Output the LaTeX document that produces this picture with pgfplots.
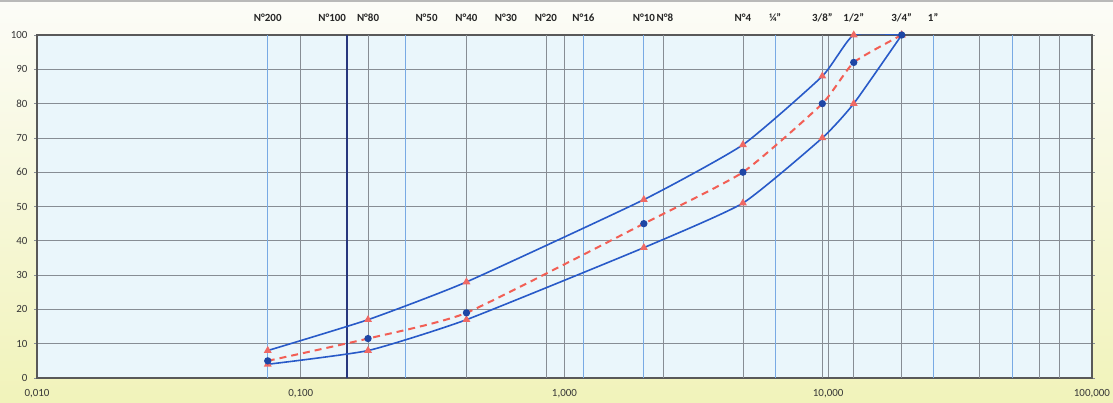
\documentclass[border=0pt]{standalone}
\usepackage{fontspec}
\setmainfont{Carlito}
\usepackage{pgfplots}
\pgfplotsset{compat=1.18}

\definecolor{plotbg}{RGB}{234,246,251}
\definecolor{pagetop}{RGB}{252,252,248}
\definecolor{pagebot}{RGB}{241,243,186}
\definecolor{gridgray}{RGB}{135,141,148}
\definecolor{sieveblue}{RGB}{120,170,228}
\definecolor{navyline}{RGB}{40,55,125}
\definecolor{limblue}{RGB}{40,90,200}
\definecolor{mkred}{RGB}{240,105,100}
\definecolor{midred}{RGB}{242,95,85}
\definecolor{dotblue}{RGB}{30,70,165}
\definecolor{labelgray}{RGB}{55,55,55}

\begin{document}
\begin{tikzpicture}
\useasboundingbox (0bp,0bp) rectangle (1113bp,403bp);
\shade[top color=pagetop, bottom color=pagebot] (0bp,0bp) rectangle (1113bp,403bp);
\fill[gray!55] (0bp,400.8bp) rectangle (1113bp,403bp);

\tikzset{sieve/.style={anchor=base, font=\fontsize{11}{13}\selectfont\bfseries, text=black!85, yshift=13bp}}

\begin{axis}[
  at={(37bp,25bp)}, anchor=south west,
  scale only axis, width=1055bp, height=343bp,
  xmode=log, log basis x=10,
  xmin=0.01, xmax=100, ymin=0, ymax=100,
  clip mode=individual,
  axis background/.style={fill=plotbg},
  axis line style={draw=black!65, line width=1.3bp},
  xtick={0.01,0.1,1,10,100},
  xticklabels={{0,010},{0,100},{1,000},{10,000},{100,000}},
  ytick={0,10,...,100},
  grid=both,
  major grid style={draw=gridgray, line width=0.7bp},
  minor grid style={draw=gridgray, line width=0.6bp},
  tick align=outside, major tick length=3bp, minor tick length=0pt,
  xtick style={draw=none},
  ytick style={draw=gridgray, line width=0.7bp},
  extra x ticks={0.075,0.18,0.25,0.425,0.85,1.18,2.36,4.75,6.3,9.5,12.5,19,25,37.5,63,75},
  extra x tick labels={},
  extra x tick style={grid=major, major grid style={draw=gridgray, line width=0.6bp}, tick style={draw=none}},
  /pgf/number format/assume math mode=true,
  ticklabel style={font=\fontsize{11}{13}\selectfont, text=labelgray},
  yticklabel style={xshift=-3bp},
  xticklabel style={yshift=-5bp},
]

% sieve reference lines
\draw[sieveblue, line width=1bp] (axis cs:0.075,0) -- (axis cs:0.075,100);
\draw[sieveblue, line width=1bp] (axis cs:0.25,0) -- (axis cs:0.25,100);
\draw[sieveblue, line width=1bp] (axis cs:1.18,0) -- (axis cs:1.18,100);
\draw[sieveblue, line width=1bp] (axis cs:2,0) -- (axis cs:2,100);
\draw[sieveblue, line width=1bp] (axis cs:6.3,0) -- (axis cs:6.3,100);
\draw[sieveblue, line width=1bp] (axis cs:25,0) -- (axis cs:25,100);
\draw[sieveblue, line width=1bp] (axis cs:50,0) -- (axis cs:50,100);
\draw[navyline, line width=1.6bp] (axis cs:0.15,0) -- (axis cs:0.15,100);

% specification limits
\addplot[limblue, line width=1.6bp, smooth, tension=0.3,
  mark=triangle*, mark size=3bp, mark options={solid, draw=mkred, fill=mkred}]
  coordinates {(0.075,8) (0.18,17) (0.425,28) (2,52) (4.75,68) (9.5,88) (12.5,100) (19,100)};
\addplot[limblue, line width=1.6bp, smooth, tension=0.3,
  mark=triangle*, mark size=3bp, mark options={solid, draw=mkred, fill=mkred}]
  coordinates {(0.075,4) (0.18,8) (0.425,17) (2,38) (4.75,51) (9.5,70) (12.5,80) (19,100)};

% gradation of the mix
\addplot[midred, line width=2bp, dash pattern=on 7bp off 5bp, smooth, tension=0.3,
  mark=*, mark size=2.6bp, mark options={solid, draw=dotblue, fill=dotblue}]
  coordinates {(0.075,5) (0.18,11.5) (0.425,19) (2,45) (4.75,60) (9.5,80) (12.5,92) (19,100)};

% sieve designations
\node[sieve] at (axis cs:0.075,100) {N°200};
\node[sieve, xshift=-15bp] at (axis cs:0.15,100) {N°100};
\node[sieve] at (axis cs:0.18,100) {N°80};
\node[sieve] at (axis cs:0.3,100) {N°50};
\node[sieve] at (axis cs:0.425,100) {N°40};
\node[sieve] at (axis cs:0.6,100) {N°30};
\node[sieve] at (axis cs:0.85,100) {N°20};
\node[sieve] at (axis cs:1.18,100) {N°16};
\node[sieve] at (axis cs:2,100) {N°10};
\node[sieve, xshift=2bp] at (axis cs:2.36,100) {N°8};
\node[sieve] at (axis cs:4.75,100) {N°4};
\node[sieve] at (axis cs:6.3,100) {¼"};
\node[sieve] at (axis cs:9.5,100) {3/8"};
\node[sieve] at (axis cs:12.5,100) {1/2"};
\node[sieve] at (axis cs:19,100) {3/4"};
\node[sieve] at (axis cs:25,100) {1"};
\end{axis}
\end{tikzpicture}
\end{document}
————
■ **Task prompt**
With the pictures left out, restate word for word every line of the data above, from the first down to the line that contains "(0bp,400.8bp) rectangle (1113bp,403bp);".

■ **Completed exercise**
Output the LaTeX document that produces this picture with pgfplots.
\documentclass[border=0pt]{standalone}
\usepackage{fontspec}
\setmainfont{Carlito}
\usepackage{pgfplots}
\pgfplotsset{compat=1.18}

\definecolor{plotbg}{RGB}{234,246,251}
\definecolor{pagetop}{RGB}{252,252,248}
\definecolor{pagebot}{RGB}{241,243,186}
\definecolor{gridgray}{RGB}{135,141,148}
\definecolor{sieveblue}{RGB}{120,170,228}
\definecolor{navyline}{RGB}{40,55,125}
\definecolor{limblue}{RGB}{40,90,200}
\definecolor{mkred}{RGB}{240,105,100}
\definecolor{midred}{RGB}{242,95,85}
\definecolor{dotblue}{RGB}{30,70,165}
\definecolor{labelgray}{RGB}{55,55,55}

\begin{document}
\begin{tikzpicture}
\useasboundingbox (0bp,0bp) rectangle (1113bp,403bp);
\shade[top color=pagetop, bottom color=pagebot] (0bp,0bp) rectangle (1113bp,403bp);
\fill[gray!55] (0bp,400.8bp) rectangle (1113bp,403bp);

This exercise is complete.